Odd Behavior when Appending a Python List to Another List

Written by Dan Sackett on October 22, 2014

Python can be funny sometimes in how it works behind the scenes. There are a lot of instances where you expect one result and get something completely wrong (to you).

Last night my brother in law Jesse and I were working on an odd Python result. The code we were trying to use was:

new_list = []
iter_list = range(16)
pos = [0]

for item in iter_list:
    pos[0] += 50
    new_list.append(pos)

print new_list
# [[800], [800], [800], [800], [800], [800], [800], [800], [800], [800], [800], [800], [800], [800], [800], [800]]

First off, let me define what we were expecting. We wanted to create a new list which would consist of single value lists incrementing by 50. So in essence, we wanted this:

[[50], [100], [150], [200], [250], [300], [350], [400], [450], [500], [550], [600], [650], [700], [750], [800]]

As you can see, something was going wrong. We were appending fine, but the issue was that our resulting list was a repeat of the last value. Naturally, we tried to do something a little different:

new_list = []
iter_list = range(16)
pos = 0

for item in iter_list:
    pos += 50
    new_list.append([pos])

print new_list

Of course, this works. The difference here is we define pos as an integer and increment this in each loop iteration. When we append, we append the new number inside a list and all works fine. So this led us to Stack Overflow. It turns out that in our initial example, we were actually appending a reference to our new list. Because of this, whenever we updated our pos variable, all references were also affected. This is why the iteration was correct but the values weren't.

So how do we solve this?

We can either take the integer approach as I mentioned above, or we have to make sure that we aren't appending a reference to our new list. There are two ways to avoid this.

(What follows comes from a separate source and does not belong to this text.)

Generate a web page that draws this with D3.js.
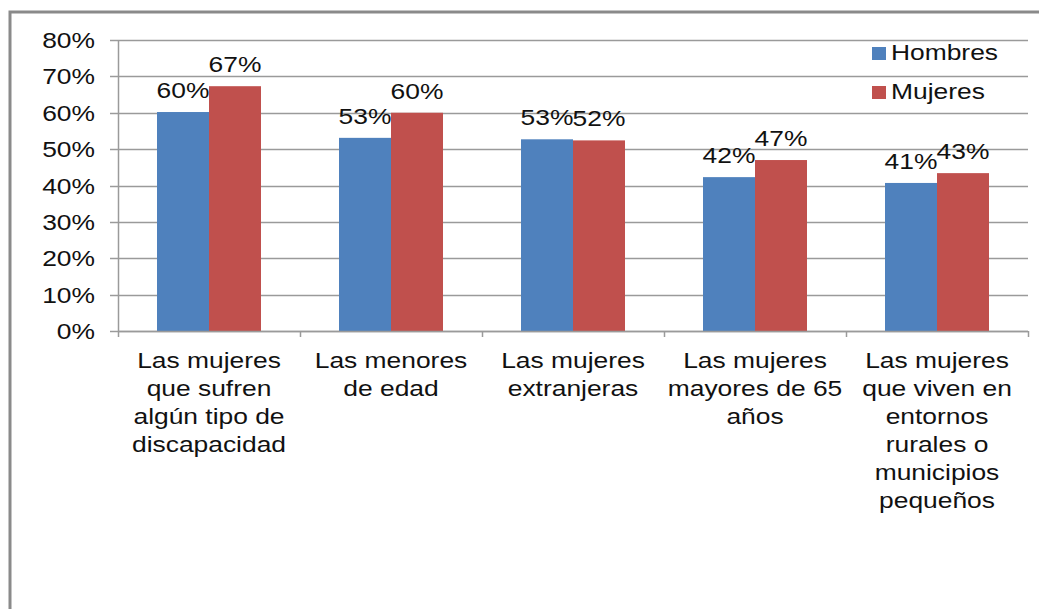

The first way has us cast our value to a list as we append it:

new_list = []
iter_list = range(16)
pos = [0]

for item in iter_list:
    pos[0] += 50
    new_list.append(list(pos))

print new_list

By casting to a list, we create a new list. This new list is not bound to our variable so therefore it won't update as we increment the pos. The second way is by using the list copy syntax my_list[:].

new_list = []
iter_list = range(16)
pos = [0]

for item in iter_list:
    pos[0] += 50
    new_list.append(pos[:])

print new_list

This creates a new list through copying so this also will not update as we loop through. This subtlety in Python is something neither of us have come across before. It reminds me of this common Python pitfall though:

>>> def foo(bar=[]):
...     bar.append('baz')
...     return bar
... 
>>> foo()
['baz']
>>> foo()
['baz', 'baz']
>>> foo()
['baz', 'baz', 'baz']

So what's happening is we define a function and state an empty list as the default argument for our function. When we call our function, we append the word "baz" to the list as we expect. When we call it again, though, we use the same list as before. What you need to know here is that the default value for a function argument is only evaluated once, at the time that the function is defined. This means that the list bar is defined at the first run and then all other calls to it are by reference like the issue Jesse and I ran into.

To get around this, we can be a little smarter:

>>> def foo(bar=None):
...     if bar is None:
...         bar = []
...     bar.append('baz')
...     return bar
... 
>>> foo()
['baz']
>>> foo()
['baz']

In this updated example, our default argument is None. This way, we do a simple check if the item is None and if so then we define a new list.

Conclusion

In the end, be careful with references. When you are finding your values updating when you don't expect them too, check and see if you're dealing with a reference. In a lot of cases, this could be true.